After xAI started training Grok on X posts in 2024, the Irish Data Protection Commission quickly intervened to stop the practice, arguing that such data processing was in violation of the EU’s General Data Protection Regulation (GDPR).
The Musk-owned company isn’t the only social media platform caught up in debates over AI training and GDPR.
Meta has also been forced to suspend similar programs in Europe after privacy advocates filed a string of GDPR complaints.
By bringing Grok development in-house, X will be able to harvest training data without requiring user consent to transfer data to a third party.
A spokesperson for the data protection NGO, noyb, which initiated the GDPR complaints against Meta, told CCN that with the two companies united, “all of X’s user data now belongs to xAI, turning X’s ‘might share’ into an ‘already has.’”
“Musk’s merger has just turned X into a huge pool of AI training data,” noyb said,
“It is almost certain that X’s user data will be used in its entirety for AI training, making data protection on X a thing of the past” they added.
How privacy watchdogs respond to the merger remains to be seen.
So far, European regulators have been sympathetic to the view expressed by privacy advocates—that any AI training with personal data requires an explicit opt-in.
But the issue remains contested, with Big Tech firms such as Meta lobbying for a more expansive interpretation of GDPR rules.

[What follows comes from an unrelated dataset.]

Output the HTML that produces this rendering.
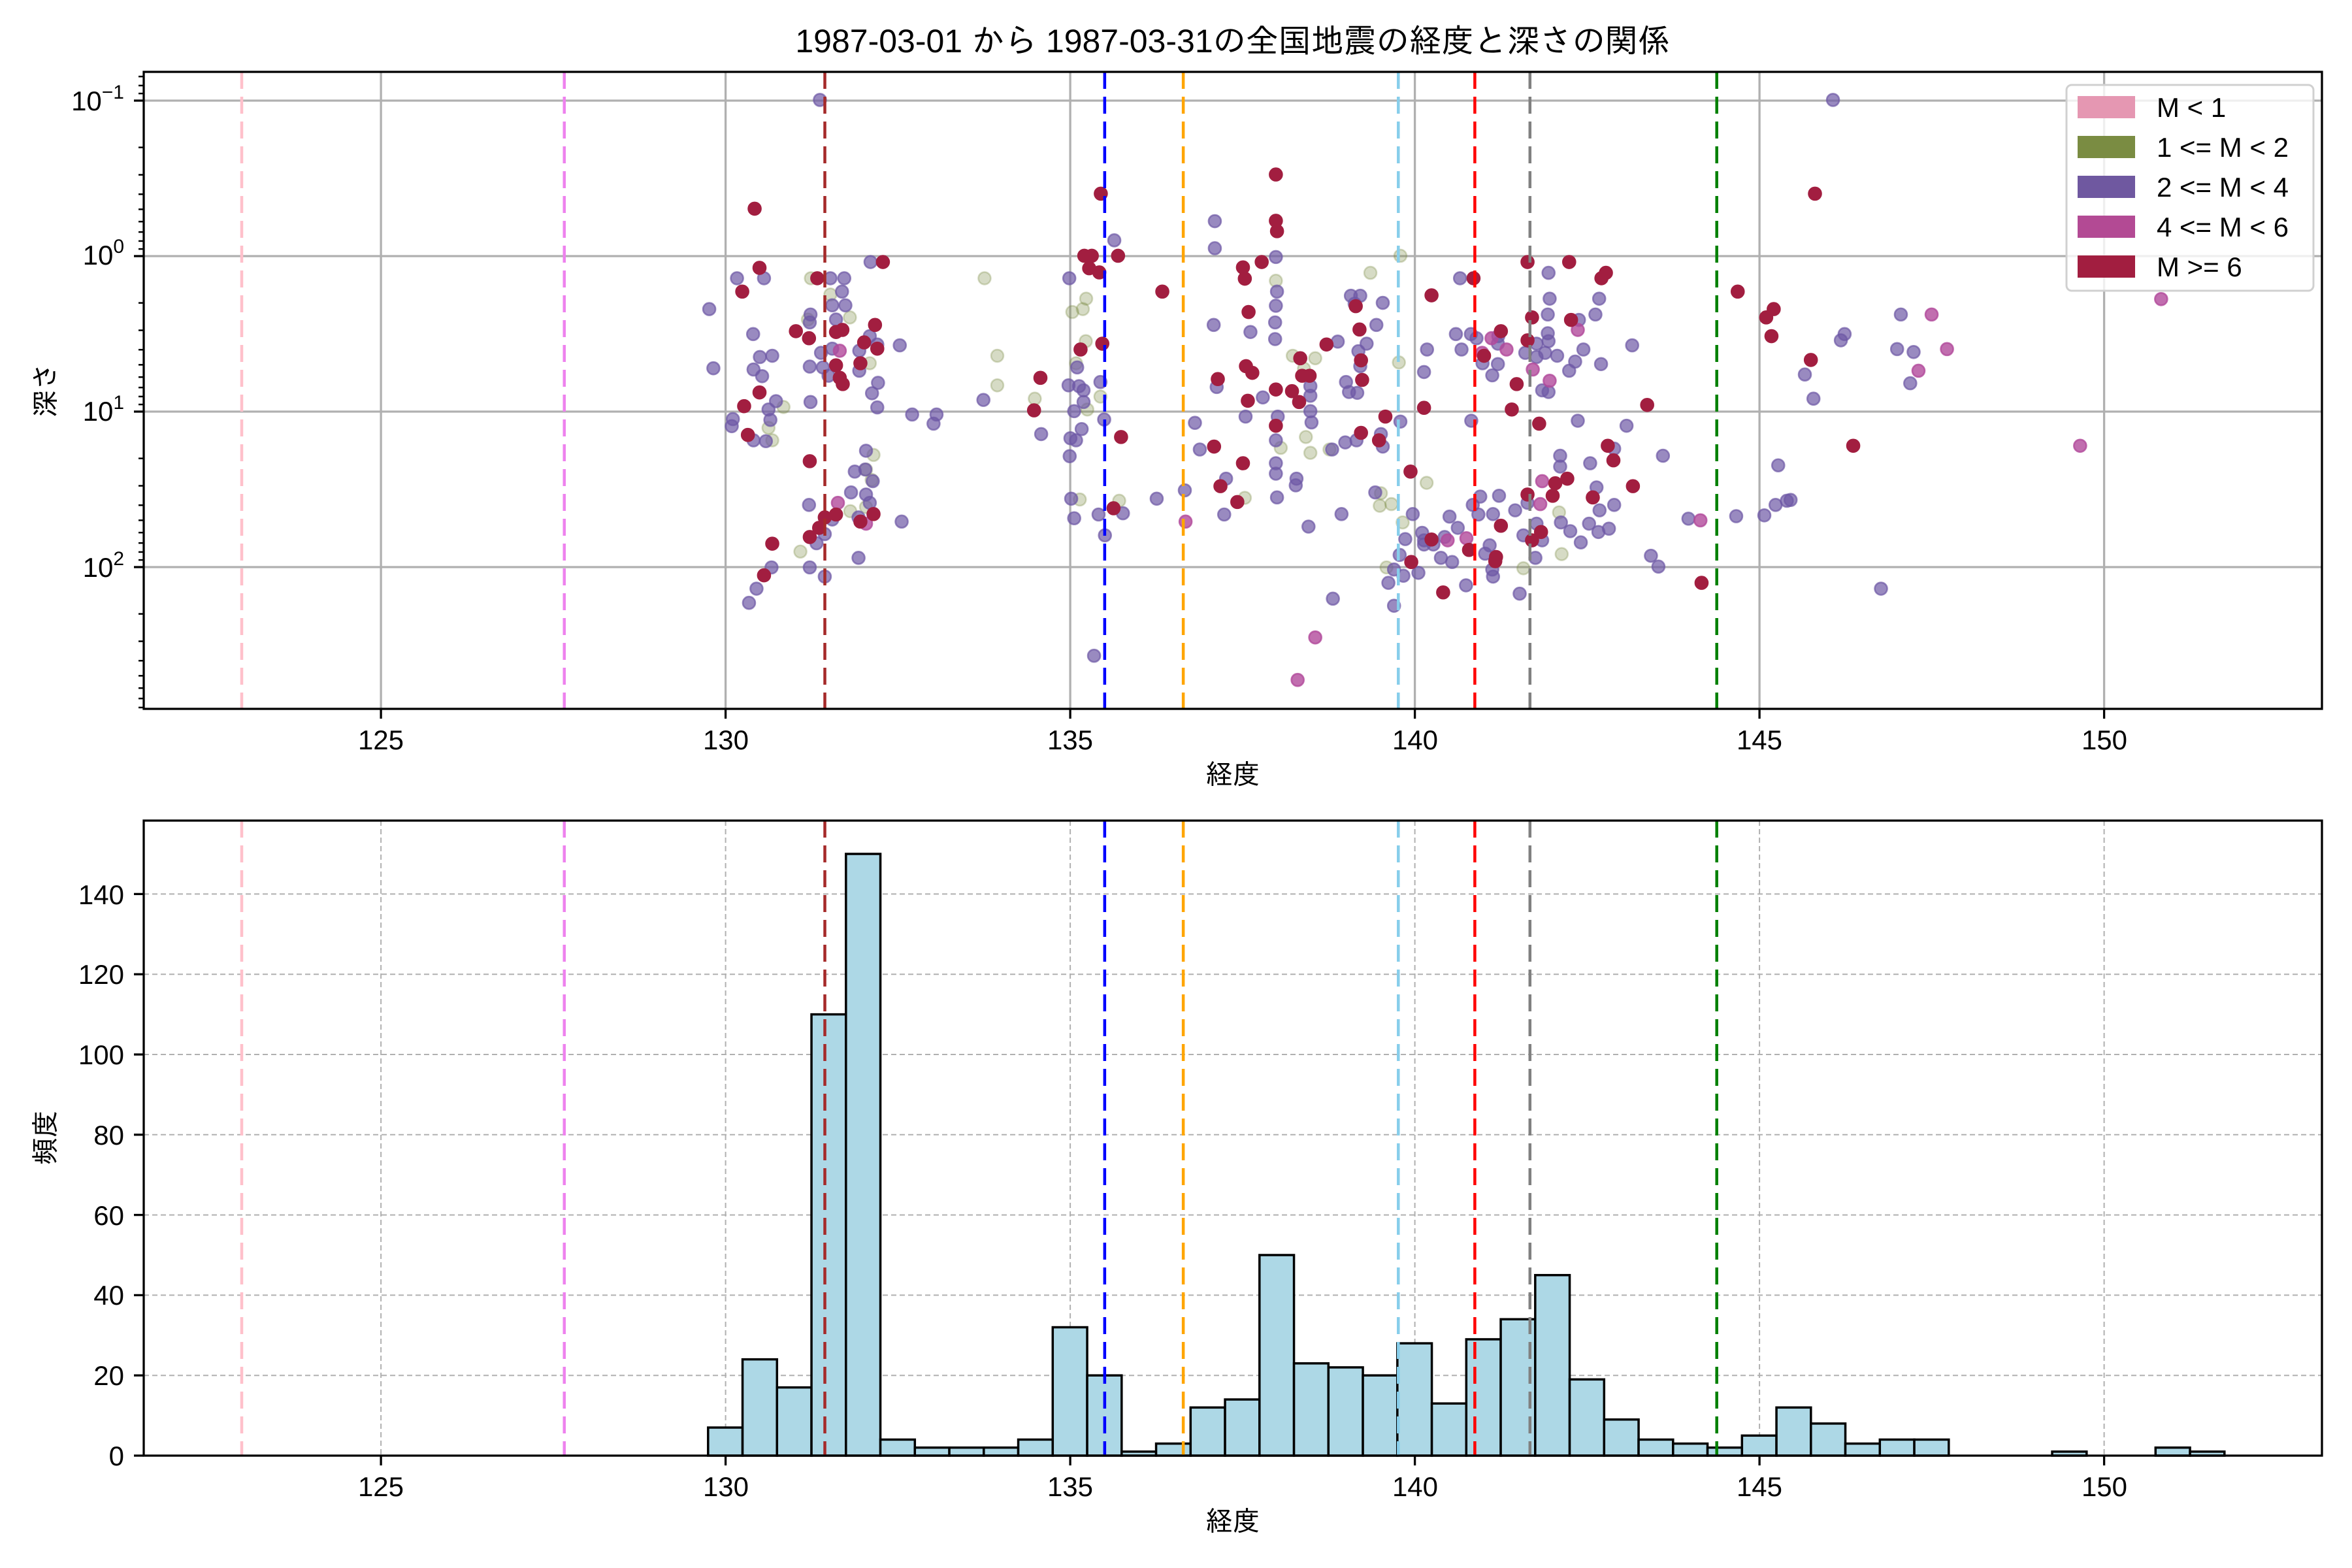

With stricter privacy requirements compared to the U.S., navigating European regulations can be a challenge for AI developers.
In 2024, Meta excluded the EU from its multimodal Llama rollout, blaming the “unpredictable nature of the European regulatory environment.” Despite those concerns, eight months later, the company lifted its EU embargo.
For AI developers, there is an easy way around GDPR rules. They simply need to gain consent from data subjects.
But platforms have repeatedly discovered that when data processing is opt-in rather than opt-out, participation rates plummet, with many more users declining to hand over personal data.